New Publication - Canadian Literary Fare
Canadian Literary Fare
By Nathalie Cooke and Shelley Boyd
With Alexia Moyer
Sampling food scenes in Canadian literature and savouring the stories they serve.
When writers place food in front of their characters - who after all do not need sustenance - they are asking readers to be alert to the meaning and implication of food choices. As readers begin to listen closely to these cues, they become attuned to increasingly layered stories about why it matters what foods are selected, prepared, served, or shared, and with whom, where, and when.
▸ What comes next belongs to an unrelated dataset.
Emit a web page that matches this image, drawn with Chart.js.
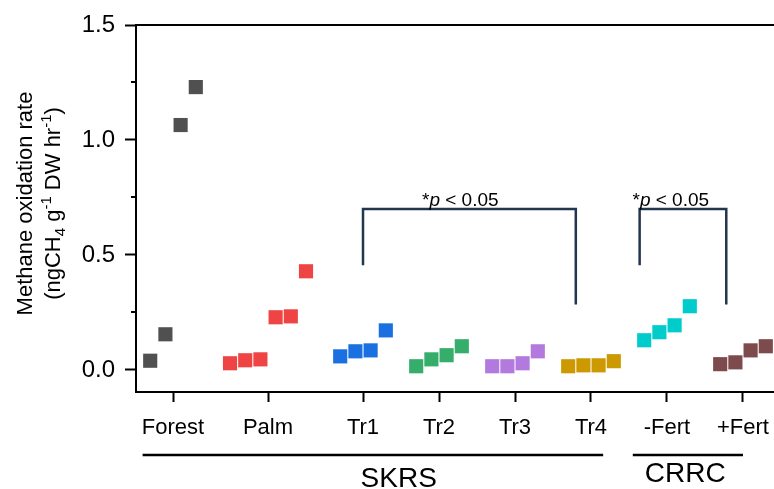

In Canadian Literary Fare Nathalie Cooke and Shelley Boyd explore food voices in a wide range of Canadian fiction, drama, and poetry, drawing from their formational blog series with Alexia Moyer. Thirteen short vignettes delve into metaphorical taste sensations, telling of how single ingredients such as garlic or ginger, or food items such as butter tarts or bannock, can pack a hefty symbolic punch in literary contexts. A chapter on Canada’s public markets finds literary food voices sounding a largely positive note, just as Canadian journalists trumpet Canada’s bountiful and diverse foodways. But in chapters on literary representations of bison and Kraft Dinner, Cooke and Boyd bear witness to narratives of hunger, food scarcity, and social inequality with poignancy and insistence.
Canadian Literary Fare pays heed to food voices in the works of Tomson Highway, Rabindranath Maharaj, Alice Munro, M. NourbeSe Philip, Eden Robinson, Fred Wah, and more, inviting readers to listen for stories of foodways in the literatures of Canada and beyond.